I bought a TFT LCD with Touch some months ago and I thought it would be a nice exercise to get this LCD working with the Arduino pin compatible simplecortex, even though I know almost nothing about the simplecortex and its components yet. I saw a simplecortex Graphics LCD library, but unfortunately this library could only be used with TFT LCD shields that use different pins than the TFT LCD I have here. So now I’m trying to adapt this library to my LCD; I think I’ll have a lot more to tell when I’ve accomplished that.

And after that.. who knows, what other tasks the simplecortex will get in my Home Automation system!


Last saturday an article in the newspaper caught my attention. The story was about 3 students that made their own development board: the Simplecortex, built around the LPC1769 from NXP, a ARM Cortex-M3 based microcontroller running @ 120 MHz with 512KB flash, 64KB RAM, MicroSD slot, 8 x 12bit ADC, 10bit DAC, SPI, 6 xPWM, 3 x I2C, 4 x UART, USB-host and Ethernet on board (did I miss something?)

Impressive… this could be the ideal board for projects where the Arduino-like boards can’t manage and a Raspberry Pi is overkill (I can do without Linux on board for those things I want to do).


Here’s a comparison with 2 Arduino boards:

Simplecortex compared to Arduinos

Furthermore, the Simplecortex is Arduino pin compatible.

As development environment the free CoIDE from CooCox is used.
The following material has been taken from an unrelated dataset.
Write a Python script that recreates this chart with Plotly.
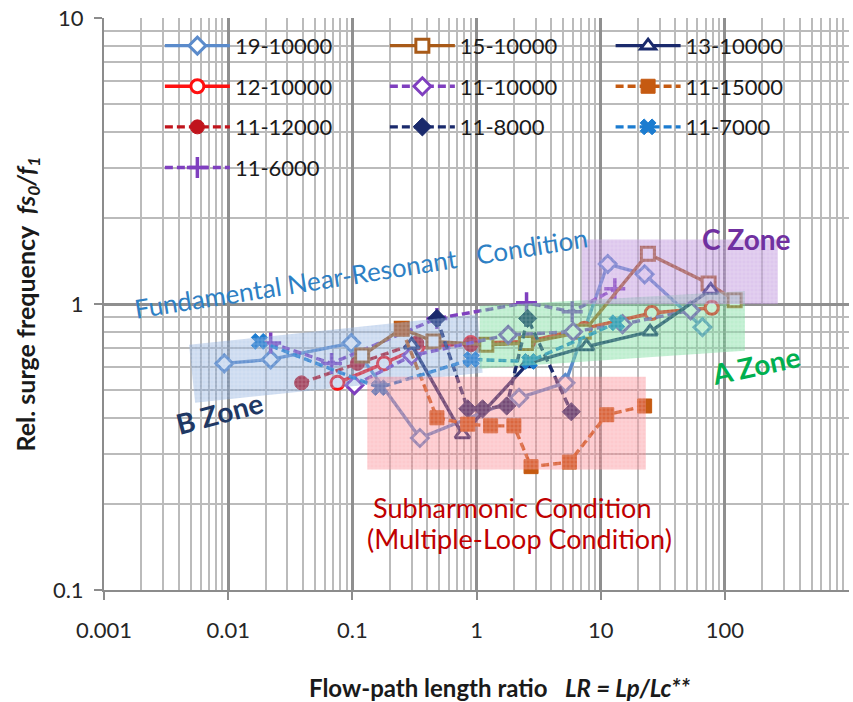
import math
import plotly.graph_objects as go

# ---- measured points: flow-path length ratio LR and relative surge frequency fs0/f1 ----
lr_19_10000 = [0.0093, 0.022, 0.098, 0.35, 2.2, 5.2, 11.4, 22.6, 66]
fs_19_10000 = [0.62, 0.64, 0.73, 0.34, 0.47, 0.53, 1.38, 1.27, 0.83]

lr_15_10000 = [0.12, 0.25, 0.45, 1.2, 2.5, 7.3, 24, 74, 120]
fs_15_10000 = [0.66, 0.82, 0.74, 0.72, 0.73, 0.80, 1.50, 1.18, 1.03]

lr_13_10000 = [0.30, 0.77, 2.6, 7.7, 25, 77]
fs_13_10000 = [0.72, 0.35, 0.62, 0.71, 0.80, 1.12]

lr_12_10000 = [0.076, 0.18, 0.33, 0.9, 2.6, 7.4, 25.8, 78.5]
fs_12_10000 = [0.53, 0.62, 0.70, 0.73, 0.74, 0.82, 0.93, 0.97]

lr_11_10000 = [0.104, 0.3, 1.8, 6.0, 15, 53]
fs_11_10000 = [0.52, 0.66, 0.78, 0.80, 0.85, 0.95]

lr_11_15000 = [0.25, 0.48, 0.85, 1.3, 2.0, 2.75, 5.6, 11.2, 22.6]
fs_11_15000 = [0.82, 0.40, 0.38, 0.375, 0.375, 0.27, 0.28, 0.41, 0.44]

lr_11_12000 = [0.039, 0.11, 0.33, 0.9, 2.6]
fs_11_12000 = [0.53, 0.62, 0.73, 0.72, 0.73]

lr_11_8000 = [0.48, 0.85, 1.12, 1.75, 2.58, 5.8]
fs_11_8000 = [0.89, 0.43, 0.43, 0.44, 0.89, 0.42]

lr_11_7000 = [0.0178, 0.165, 0.91, 2.67, 13.5]
fs_11_7000 = [0.74, 0.51, 0.64, 0.63, 0.86]

lr_11_6000 = [0.022, 0.068, 0.48, 2.53, 5.9, 13]
fs_11_6000 = [0.73, 0.62, 0.89, 1.01, 0.94, 1.13]

# ---- operating zones (polygon corners in LR / fs0/f1 units) ----
zone_b_lr = [0.00484, 1.02, 1.12, 0.00542]
zone_b_fs = [0.72, 0.92, 0.575, 0.452]
zone_sub_lr = [0.132, 23.1, 23.1, 0.132]
zone_sub_fs = [0.557, 0.557, 0.264, 0.264]
zone_a_lr = [1.06, 145, 145, 1.06]
zone_a_fs = [0.984, 1.11, 0.686, 0.594]
zone_c_lr = [7.03, 267, 267, 7.03]
zone_c_fs = [1.68, 1.68, 1.0, 1.0]

x_tick_vals = [0.001, 0.01, 0.1, 1, 10, 100]
x_tick_text = ["0.001", "0.01", "0.1", "1", "10", "100"]
y_tick_vals = [0.1, 1, 10]
y_tick_text = ["0.1", "1", "10"]

FONT = "Lato"

# name, x, y, colour, dash, symbol, filled, legend column
series = [
    ("19-10000", lr_19_10000, fs_19_10000, "#5B8BCB", "solid", "diamond", False, "legend"),
    ("12-10000", lr_12_10000, fs_12_10000, "#FF1010", "solid", "circle", False, "legend"),
    ("11-12000", lr_11_12000, fs_11_12000, "#C0141C", "8px,4px", "circle", True, "legend"),
    ("11-6000", lr_11_6000, fs_11_6000, "#7F3FBF", "8px,4px", "cross-thin", True, "legend"),
    ("15-10000", lr_15_10000, fs_15_10000, "#A85A18", "solid", "square", False, "legend2"),
    ("11-10000", lr_11_10000, fs_11_10000, "#7F3FBF", "8px,4px", "diamond", False, "legend2"),
    ("11-8000", lr_11_8000, fs_11_8000, "#1A2A6C", "8px,4px", "diamond", True, "legend2"),
    ("13-10000", lr_13_10000, fs_13_10000, "#1A2A6C", "solid", "triangle-up", False, "legend3"),
    ("11-15000", lr_11_15000, fs_11_15000, "#C55A11", "8px,4px", "square", True, "legend3"),
    ("11-7000", lr_11_7000, fs_11_7000, "#1C7CD0", "8px,4px", "x", True, "legend3"),
]

fig = go.Figure()

for name, xs, ys, col, dash, sym, filled, leg in series:
    if sym == "cross-thin":
        marker = dict(symbol=sym, size=15, color=col, line=dict(color=col, width=3.5))
    elif filled:
        marker = dict(symbol=sym, size=14, color=col, line=dict(color=col, width=1))
    else:
        marker = dict(symbol=sym, size=13, color="white", line=dict(color=col, width=3))
    fig.add_trace(go.Scatter(
        x=xs, y=ys, name=name, mode="lines+markers",
        line=dict(color=col, width=3.4, dash=dash),
        marker=marker, legend=leg, legendgroup=name,
    ))


def zone(xs, ys, bg, fg):
    return go.Scatter(
        x=xs + [xs[0]], y=ys + [ys[0]], mode="lines", fill="toself",
        line=dict(width=0, color=bg), fillcolor=bg,
        fillpattern=dict(shape="+", fgcolor=fg, bgcolor=bg, size=4, solidity=0.35),
        hoverinfo="skip", showlegend=False,
    )


fig.add_trace(zone(zone_b_lr, zone_b_fs, "rgba(120,160,215,0.38)", "rgba(255,255,255,0.45)"))
fig.add_trace(zone(zone_sub_lr, zone_sub_fs, "rgba(250,120,130,0.40)", "rgba(255,255,255,0.45)"))
fig.add_trace(zone(zone_a_lr, zone_a_fs, "rgba(100,215,140,0.42)", "rgba(255,255,255,0.45)"))
fig.add_trace(zone(zone_c_lr, zone_c_fs, "rgba(180,130,215,0.45)", "rgba(255,255,255,0.45)"))


def ann(text, x, y, color, size, angle=0, bold=False):
    fig.add_annotation(
        x=math.log10(x), y=math.log10(y), xref="x", yref="y",
        xanchor="center", yanchor="middle",
        text=f"<b>{text}</b>" if bold else text, showarrow=False,
        textangle=angle, font=dict(family=FONT, size=size, color=color),
    )


ann("Fundamental Near-Resonant\u00a0\u00a0 Condition", 0.118, 1.28, "#2E80C4", 26, angle=-9)
ann("B Zone", 0.00846, 0.417, "#1F3864", 28, angle=-15, bold=True)
ann("A Zone", 178, 0.613, "#00B050", 28, angle=-12, bold=True)
ann("C Zone", 150, 1.685, "#7030A0", 28, bold=True)
ann("Subharmonic Condition", 1.915, 0.195, "#C00000", 27)
ann("(Multiple-Loop Condition)", 2.22, 0.151, "#C00000", 27)

# x-axis title sits slightly right of the plot centre
fig.add_annotation(
    xref="paper", yref="paper", x=0.532, y=-0.171, xanchor="center", yanchor="middle",
    showarrow=False,
    text="<b>Flow-path length ratio\u00a0\u00a0\u00a0<i>LR = Lp/Lc**</i></b>",
    font=dict(family=FONT, size=24, color="#1A1A1A"),
)

axis_common = dict(
    type="log", showline=True, linecolor="#8C8C8C", linewidth=2,
    showgrid=True, gridcolor="#8F8F8F", gridwidth=2.5,
    ticks="outside", ticklen=8, tickwidth=2, tickcolor="#8C8C8C",
    tickfont=dict(family=FONT, size=22, color="#262626"),
    minor=dict(dtick="D1", showgrid=True, gridcolor="#BBBBBB", gridwidth=2.4, ticks=""),
    zeroline=False, mirror=False,
)

fig.update_xaxes(
    **axis_common, range=[-3, 3], dtick=1,
    tickvals=x_tick_vals, ticktext=x_tick_text, ticklabelstandoff=12,
)
fig.update_yaxes(
    **axis_common, range=[-1, 1], dtick=1,
    tickvals=y_tick_vals, ticktext=y_tick_text, ticklabelstandoff=6,
    title=dict(
        text="<b>Rel. surge frequency\u00a0\u00a0<i>fs<sub>0</sub>/f<sub>1</sub></i></b>",
        font=dict(family=FONT, size=25, color="#1A1A1A"), standoff=10,
    ),
)

leg_common = dict(
    orientation="v", bgcolor="rgba(0,0,0,0)", borderwidth=0,
    font=dict(family=FONT, size=22, color="#1A1A1A"),
    itemwidth=65, tracegroupgap=9, yanchor="top", y=0.988, xanchor="left",
    itemclick=False, itemdoubleclick=False,
)
fig.update_layout(
    width=853, height=702,
    margin=dict(l=104, r=4, t=16, b=112),
    paper_bgcolor="white", plot_bgcolor="white",
    showlegend=True,
    legend=dict(**leg_common, x=0.075),
    legend2=dict(**leg_common, x=0.377),
    legend3=dict(**leg_common, x=0.68),
)

fig.write_html("out.html")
This IDE supports debugging and lots of other features not found in the Arduino IDE but which are very welcome 😉

And last but not least, you’re not left in the dark after buying the Simplecortex – the website of the company that developed the board contains information on how to get started, there are libraries and examples you can download and there’s a forum. Sounds good to me, good enough to buy & try one!